Jacques Lizène, l’Empreinte des Sensibles, Périgueux

Quelques murs, des colonnes, des restes de fresques,des sols, des canalisations. Le site de Vesunna présente les vestiges d’une vaste villa gallo-romaine. Un musée y rassemble des objets découverts lors des fouilles : fragments du quotidien, sculptures incomplètes, éléments d’architecture. Le parcours à l’intérieur du bâtiment de Jean Nouvel invite le visiteur à surplomber tout d’abord l’ensemble du site puis, par un système de passerelles, il s’insinue au plus près des vestiges, s’enfonce dans le sol, entre progressivement en contact avec le passé. Grâce à des outils didactiques, la compréhension s’affine. Ces quelques traces anciennes suggèrent clairement l’image de la villa et évoquent des modes de vie disparus. L’archéologie permet ainsi d’appréhender les signes préservés par le temps, témoins de l’Antiquité en Aquitaine.

Jacques Lizène

Jacques Lizène, Filmer le bas des murs au cours d’une longue promenade urbaine, 1971, N.B, sans son, 8 mm, transféré sur DVD, 4’53 ». Ed. Yellow. Collection FRAC Aquitaine.
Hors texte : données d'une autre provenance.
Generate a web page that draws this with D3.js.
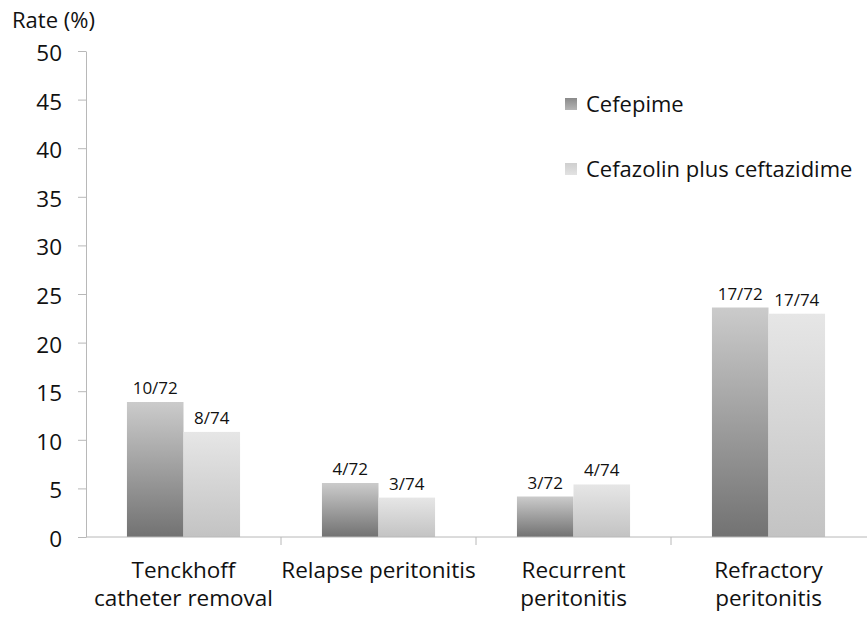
<!DOCTYPE html>
<html>
<head>
<meta charset="utf-8">
<script src="https://cdn.jsdelivr.net/npm/d3@7"></script>
<style>
  html, body { margin: 0; padding: 0; background: #fff; }
  svg { display: block; font-family: "Open Sans", sans-serif; }
</style>
</head>
<body>
<svg id="chart" width="867" height="617"></svg>
<script>
// Outcome categories (line breaks inside labels are split on "\n")
const categories = ["Tenckhoff\ncatheter removal", "Relapse peritonitis", "Recurrent\nperitonitis", "Refractory\nperitonitis"];
const seriesNames = ["Cefepime", "Cefazolin plus ceftazidime"];
// Event counts and group sizes for each arm
const cefepimeCounts = [10, 4, 3, 17];
const cefepimeTotals = [72, 72, 72, 72];
const cefazolinCounts = [8, 3, 4, 17];
const cefazolinTotals = [74, 74, 74, 74];
const yTicks = [0, 5, 10, 15, 20, 25, 30, 35, 40, 45, 50];

const counts = [cefepimeCounts, cefazolinCounts];
const totals = [cefepimeTotals, cefazolinTotals];

const svg = d3.select("#chart");
const margin = { left: 86, right: 1, top: 51, bottom: 80 };
const W = 867, H = 617;
const FONT = "'Open Sans', sans-serif";
const BIG = 22.5;

const x0 = d3.scaleBand().domain(d3.range(categories.length))
  .range([margin.left, W - margin.right]).paddingInner(0.42).paddingOuter(0.21);
const x1 = d3.scaleBand().domain(d3.range(seriesNames.length))
  .range([0, x0.bandwidth()]).padding(0);
const y = d3.scaleLinear().domain([0, 50]).range([537, 51]);

// Vertical gradients: lighter at the top of each bar, darker at the base
const defs = svg.append("defs");
const grads = [
  { id: "g0", top: "#cbcbcb", bottom: "#727272" },
  { id: "g1", top: "#e6e6e6", bottom: "#c3c3c3" },
  { id: "s0", top: "#8a8a8a", bottom: "#b5b5b5" },
  { id: "s1", top: "#cfcfcf", bottom: "#e2e2e2" }
];
grads.forEach(g => {
  const lg = defs.append("linearGradient").attr("id", g.id)
    .attr("x1", 0).attr("y1", 0).attr("x2", 0).attr("y2", 1);
  lg.append("stop").attr("offset", "0%").attr("stop-color", g.top);
  lg.append("stop").attr("offset", "100%").attr("stop-color", g.bottom);
});

// Y axis
const axisColor = "#b8b8b8";
const yAxis = svg.append("g").attr("transform", `translate(${margin.left},0)`)
  .call(d3.axisLeft(y).tickValues(yTicks).tickSize(8).tickPadding(16).tickSizeOuter(0));
yAxis.select(".domain").attr("stroke", axisColor);
yAxis.selectAll(".tick line").attr("stroke", axisColor);
yAxis.selectAll(".tick text").attr("font-size", BIG).attr("fill", "#111")
  .attr("font-family", FONT).attr("dy", "0.42em");

svg.append("text").attr("x", 12).attr("y", 28).attr("font-size", 22).attr("fill", "#111")
  .text("Rate (%)");

// Bars
const data = [];
categories.forEach((c, i) => {
  seriesNames.forEach((s, j) => {
    data.push({ i, j, n: counts[j][i], t: totals[j][i], v: counts[j][i] / totals[j][i] * 100 });
  });
});

svg.append("g").selectAll("rect").data(data).join("rect")
  .attr("x", d => x0(d.i) + x1(d.j))
  .attr("y", d => y(d.v))
  .attr("width", x1.bandwidth())
  .attr("height", d => y(0) - y(d.v))
  .attr("fill", d => `url(#g${d.j})`);

// Value labels (count / group size)
svg.append("g").selectAll("text").data(data).join("text")
  .attr("x", d => x0(d.i) + x1(d.j) + x1.bandwidth() / 2)
  .attr("y", d => y(d.v) - 8)
  .attr("text-anchor", "middle")
  .attr("font-size", 17).attr("fill", "#111")
  .text(d => `${d.n}/${d.t}`);

// X axis with ticks between categories
const xAxisG = svg.append("g");
xAxisG.append("line").attr("x1", margin.left).attr("x2", W).attr("y1", y(0)).attr("y2", y(0))
  .attr("stroke", axisColor);
d3.range(1, categories.length).forEach(k => {
  const xx = margin.left + k * (W - margin.right - margin.left) / categories.length;
  xAxisG.append("line").attr("x1", xx).attr("x2", xx).attr("y1", y(0)).attr("y2", y(0) + 8)
    .attr("stroke", axisColor);
});

// Category labels
categories.forEach((c, i) => {
  const cx = x0(i) + x0.bandwidth() / 2;
  const t = svg.append("text")
    .attr("x", cx)
    .attr("y", 578)
    .attr("text-anchor", "middle").attr("font-size", BIG).attr("fill", "#111");
  c.split("\n").forEach((line, k) => {
    t.append("tspan").attr("x", cx).attr("dy", k === 0 ? 0 : 28).text(line);
  });
});

// Legend
const legend = svg.append("g");
seriesNames.forEach((s, j) => {
  const base = 112 + j * 65;
  legend.append("rect").attr("x", 565).attr("y", base - 14).attr("width", 12).attr("height", 12)
    .attr("fill", `url(#s${j})`);
  legend.append("text").attr("x", 586).attr("y", base).attr("font-size", 22).attr("fill", "#111").text(s);
});
</script>
</body>
</html>
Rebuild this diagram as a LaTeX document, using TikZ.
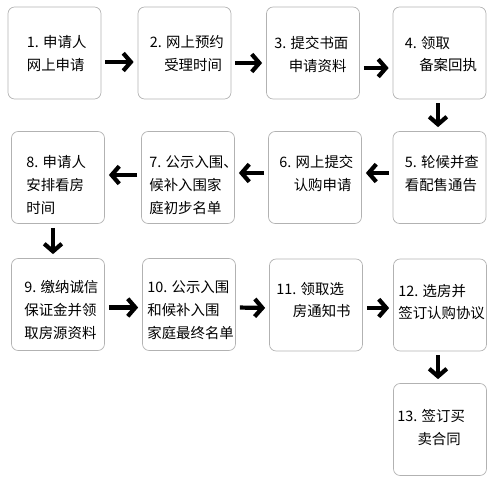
\documentclass[tikz,border=0pt]{standalone}
\usepackage{fontspec}
\newfontfamily\cjkfont{Noto Sans CJK SC}
\usetikzlibrary{arrows.meta}

\begin{document}
\begin{tikzpicture}[
    x=0.03cm, y=-0.03cm,
    stepbox/.style={draw=gray!60, line width=0.6pt, rounded corners=0.2cm, minimum width=2.79cm, minimum height=2.76cm, inner sep=0pt},
    steptext/.style={anchor=north west, inner sep=0pt, align=left, font=\cjkfont\fontsize{12.3}{19.6}\selectfont},
    arrow/.style={line width=3.6pt, -{Straight Barb[length=6.5pt,width=15pt]}, shorten <=0.12cm, shorten >=0.12cm}
]
    \useasboundingbox (0,0) rectangle (500,477);

    % First row
    \node[stepbox] (b1) at (54.5,53) {};
    \node[steptext] (t1) at ([shift={(19,29)}]b1.north west) {1. 申请人\\网上申请};
    \node[stepbox] (b2) at (184.5,53) {};
    \node[steptext] (t2) at ([shift={(12,29)}]b2.north west) {2. 网上预约\\\hspace*{1em}受理时间};
    \node[stepbox] (b3) at (313,53) {};
    \node[steptext] (t3) at ([shift={(8,29)}]b3.north west) {3. 提交书面\\\hspace*{1em}申请资料};
    \node[stepbox] (b4) at (439.5,53) {};
    \node[steptext] (t4) at ([shift={(12,29)}]b4.north west) {4. 领取\\\hspace*{1em}备案回执};

    % Second row, right to left
    \node[stepbox] (b5) at (439.5,177.5) {};
    \node[steptext] (t5) at ([shift={(12,24)}]b5.north west) {5. 轮候并查\\看配售通告};
    \node[stepbox] (b6) at (315,177.5) {};
    \node[steptext] (t6) at ([shift={(11,24)}]b6.north west) {6. 网上提交\\\hspace*{1em}认购申请};
    \node[stepbox] (b7) at (188,177.5) {};
    \node[steptext] (t7) at ([shift={(8,24)}]b7.north west) {7. 公示入围、\\候补入围家\\庭初步名单};
    \node[stepbox] (b8) at (58,177.5) {};
    \node[steptext] (t8) at ([shift={(15,24)}]b8.north west) {8. 申请人\\安排看房\\时间};

    % Third row
    \node[stepbox] (b9) at (58,304.5) {};
    \node[steptext] (t9) at ([shift={(13,22)}]b9.north west) {9. 缴纳诚信\\保证金并领\\取房源资料};
    \node[stepbox] (b10) at (189,304.5) {};
    \node[steptext] (t10) at ([shift={(5,22)}]b10.north west) {10. 公示入围\\和候补入围\\家庭最终名单};
    \node[stepbox] (b11) at (316,305) {};
    \node[steptext] (t11) at ([shift={(7,23)}]b11.north west) {11. 领取选\\\hspace*{1.15em}房通知书};
    \node[stepbox] (b12) at (440,305) {};
    \node[steptext] (t12) at ([shift={(5,25)}]b12.north west) {12. 选房并\\签订认购协议};

    % Last step
    \node[stepbox] (b13) at (440,429.5) {};
    \node[steptext] (t13) at ([shift={(4,26)}]b13.north west) {13. 签订买\\\hspace*{1.4em}卖合同};

    % Arrows
    \draw[arrow] ([shift={(0,9)}]b1.east) -- ([shift={(0,9)}]b2.west);
    \draw[arrow] ([shift={(0,10)}]b2.east) -- ([shift={(0,10)}]b3.west);
    \draw[arrow] ([shift={(0,15)}]b3.east) -- ([shift={(0,15)}]b4.west);
    \draw[arrow] ([shift={(-1.5,0)}]b4.south) -- ([shift={(-1.5,0)}]b5.north);
    \draw[arrow] ([shift={(0,-4.5)}]b5.west) -- ([shift={(0,-4.5)}]b6.east);
    \draw[arrow] ([shift={(0,-4.5)}]b6.west) -- ([shift={(0,-4.5)}]b7.east);
    \draw[arrow] ([shift={(0,-2.5)}]b7.west) -- ([shift={(0,-2.5)}]b8.east);
    \draw[arrow] ([shift={(-5,0)}]b8.south) -- ([shift={(-5,0)}]b9.north);
    \draw[arrow] ([shift={(0,3)}]b9.east) -- ([shift={(0,3)}]b10.west);
    \draw[arrow] ([shift={(0,3)}]b10.east) -- ([shift={(0,3)}]b11.west);
    \draw[arrow] ([shift={(0,3)}]b11.east) -- ([shift={(0,3)}]b12.west);
    \draw[arrow] ([shift={(-2,0)}]b12.south) -- ([shift={(-2,0)}]b13.north);

\end{tikzpicture}
\end{document}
Dans le cadre d’un programme d’expositions réunies sous l’intitulé « Art & Archéologie » organisé en partenariat avec le Frac Aquitaine, le Pôle International de la Préhistoire et le Musée d’Aquitaine, L’Empreinte des sensibles aborde cette relation aux traces. À la différence des pièces archéologiques ou des ruines existantes, les oeuvres contemporaines présentées ne sont pas des fragments de réalité. Issues d’une subtile observation du monde, elles alimentent plutôt une réflexion sur les modes d’apparition et d’interprétation des formes. Tout d’abord, les traces sollicitent une attention particulière en étant parfois à la limite du visible. Il convient de s’approcher, d’affiner le regard et de devenir hyper réceptif. Ainsi, Jacques Lizène, dans sa vidéo, nous invite à observer, à nous pencher, à guetter des indices sur le sol d’un banal trottoir. Qu’y-a-t-il donc à voir ? L’absence ou une quelconque présence ? À l’évidence, les traces évoquent la disparition. Elles sont les témoins intermédiaires d’une existence révolue, d’une action à imaginer, d’un vide à combler. L’empreinte de flaque de Serge Provost, les circonvolutions d’une toupie par Rainier Lericolais, les photogrammes de Pierre Savatier, la sculpture de Sébastien Vonier révèlent autant de présences éphémères et évanescentes. Par ailleurs, le temps joue sur l’effacement des traces du passé. Elles s’évanouissent, ton sur ton, stimulant toujours davantage nos facultés de discernement dans une attention bienvenue. Ainsi les motifs populaires gravés sur les plaques de zinc de Antoine Dorotte évolueront dans des contrastes changeants. Pour la délicate peinture de Jane Harris, c’est une forme étrange qui se laisse deviner par certains jeux de reflets. Étrange aussi le double polyèdre de Raphaël Zarka. Il se pose sur le site même de la villa, comme une présence incongrue qui se développe, comme une géométrie résurgente qui déploie de multiples connexions. C’est une forme artificielle que l’on retrouve à différentes époques, dans différentes cultures, comme le signe d’une appartenance commune à une même humanité. L’attention portée aux traces nous convie ainsi à un rapport sensible au monde. Objets archéologiques ou artefacts contemporains sont des éléments de relation entre nous et une altérité qui nous touche.

Oeuvres du FRAC Aquitaine ( Fonds régional d’art contemporain) avec les artistes : Antoine Dorotte, Jane Harris, Reinier Lericolais, Jacques Lizène, Serge Provost, Pierre Savatier, Sébastien Vonier, Raphaël Zarka.
Commissariat : François Loustau et Frac Aquitaine
Vesunna, site gallo-romain, Périgueux. Du 21 juin au 2 novembre 2014.